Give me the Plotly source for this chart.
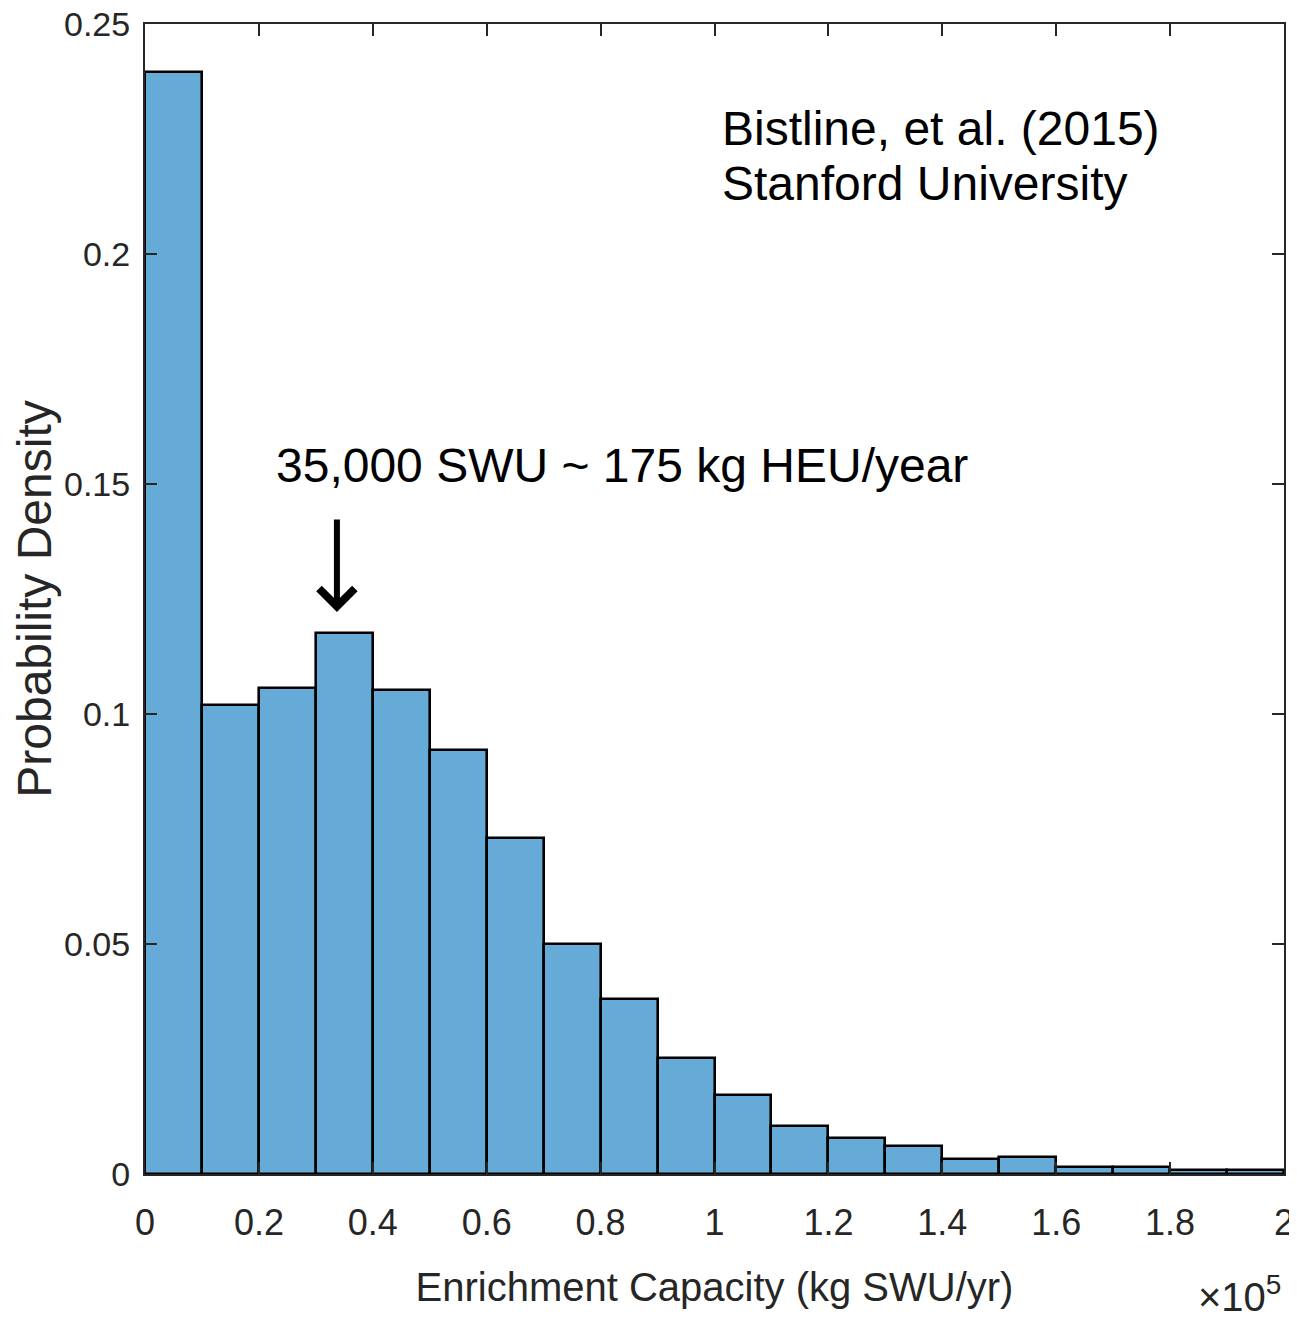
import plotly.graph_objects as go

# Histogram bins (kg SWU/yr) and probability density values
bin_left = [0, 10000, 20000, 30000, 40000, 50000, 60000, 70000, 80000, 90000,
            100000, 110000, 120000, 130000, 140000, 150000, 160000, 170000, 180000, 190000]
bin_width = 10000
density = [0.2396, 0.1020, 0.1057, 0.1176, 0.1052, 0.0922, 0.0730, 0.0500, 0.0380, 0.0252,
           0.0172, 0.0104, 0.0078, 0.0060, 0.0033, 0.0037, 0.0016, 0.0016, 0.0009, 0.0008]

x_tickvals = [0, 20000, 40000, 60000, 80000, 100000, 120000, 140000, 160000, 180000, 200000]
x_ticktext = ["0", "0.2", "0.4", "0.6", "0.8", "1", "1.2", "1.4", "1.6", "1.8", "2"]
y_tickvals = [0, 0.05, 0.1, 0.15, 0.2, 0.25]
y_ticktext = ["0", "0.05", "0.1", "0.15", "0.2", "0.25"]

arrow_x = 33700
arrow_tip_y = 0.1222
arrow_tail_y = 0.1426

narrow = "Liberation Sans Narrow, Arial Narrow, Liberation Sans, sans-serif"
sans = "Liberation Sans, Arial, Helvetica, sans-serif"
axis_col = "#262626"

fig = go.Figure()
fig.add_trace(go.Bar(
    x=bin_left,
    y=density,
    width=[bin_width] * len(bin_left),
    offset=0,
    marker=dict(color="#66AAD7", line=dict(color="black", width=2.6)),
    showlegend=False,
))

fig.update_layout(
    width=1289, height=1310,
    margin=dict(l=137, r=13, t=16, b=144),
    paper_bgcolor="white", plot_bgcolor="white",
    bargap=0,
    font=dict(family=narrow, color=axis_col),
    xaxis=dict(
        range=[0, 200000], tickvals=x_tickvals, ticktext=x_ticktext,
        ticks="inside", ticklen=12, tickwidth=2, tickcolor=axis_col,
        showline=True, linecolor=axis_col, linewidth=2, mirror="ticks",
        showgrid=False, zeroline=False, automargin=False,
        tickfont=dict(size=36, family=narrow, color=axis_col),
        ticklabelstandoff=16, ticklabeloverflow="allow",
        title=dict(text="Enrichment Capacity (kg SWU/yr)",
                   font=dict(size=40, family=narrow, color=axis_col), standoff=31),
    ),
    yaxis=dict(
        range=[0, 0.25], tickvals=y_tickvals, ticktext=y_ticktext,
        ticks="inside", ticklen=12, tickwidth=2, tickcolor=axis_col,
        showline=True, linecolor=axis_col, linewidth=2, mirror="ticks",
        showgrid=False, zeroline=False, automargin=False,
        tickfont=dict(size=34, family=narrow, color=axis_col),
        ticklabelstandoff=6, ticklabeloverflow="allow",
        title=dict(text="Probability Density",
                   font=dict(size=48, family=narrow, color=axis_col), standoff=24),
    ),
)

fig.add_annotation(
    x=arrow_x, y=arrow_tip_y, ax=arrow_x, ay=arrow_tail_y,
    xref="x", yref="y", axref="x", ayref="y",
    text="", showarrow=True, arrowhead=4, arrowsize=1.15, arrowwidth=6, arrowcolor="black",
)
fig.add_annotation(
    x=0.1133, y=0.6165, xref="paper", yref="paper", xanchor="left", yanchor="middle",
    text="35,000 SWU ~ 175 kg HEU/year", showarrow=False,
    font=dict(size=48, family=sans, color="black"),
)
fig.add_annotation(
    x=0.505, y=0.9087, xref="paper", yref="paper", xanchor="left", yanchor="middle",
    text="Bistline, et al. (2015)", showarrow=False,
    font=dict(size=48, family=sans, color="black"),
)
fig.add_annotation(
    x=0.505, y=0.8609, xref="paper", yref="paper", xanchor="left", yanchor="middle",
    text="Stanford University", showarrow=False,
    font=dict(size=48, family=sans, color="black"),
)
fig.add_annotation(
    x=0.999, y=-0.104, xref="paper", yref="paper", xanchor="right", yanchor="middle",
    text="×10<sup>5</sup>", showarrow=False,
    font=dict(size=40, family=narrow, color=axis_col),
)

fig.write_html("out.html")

+++

Given instruction: Begin at the first line of the data above and repeat each line exactly, stopping after the line containing "import plotly.graph_objects as go". Omit the pictures.

Solution to this problem:
Give me the Plotly source for this chart.
import plotly.graph_objects as go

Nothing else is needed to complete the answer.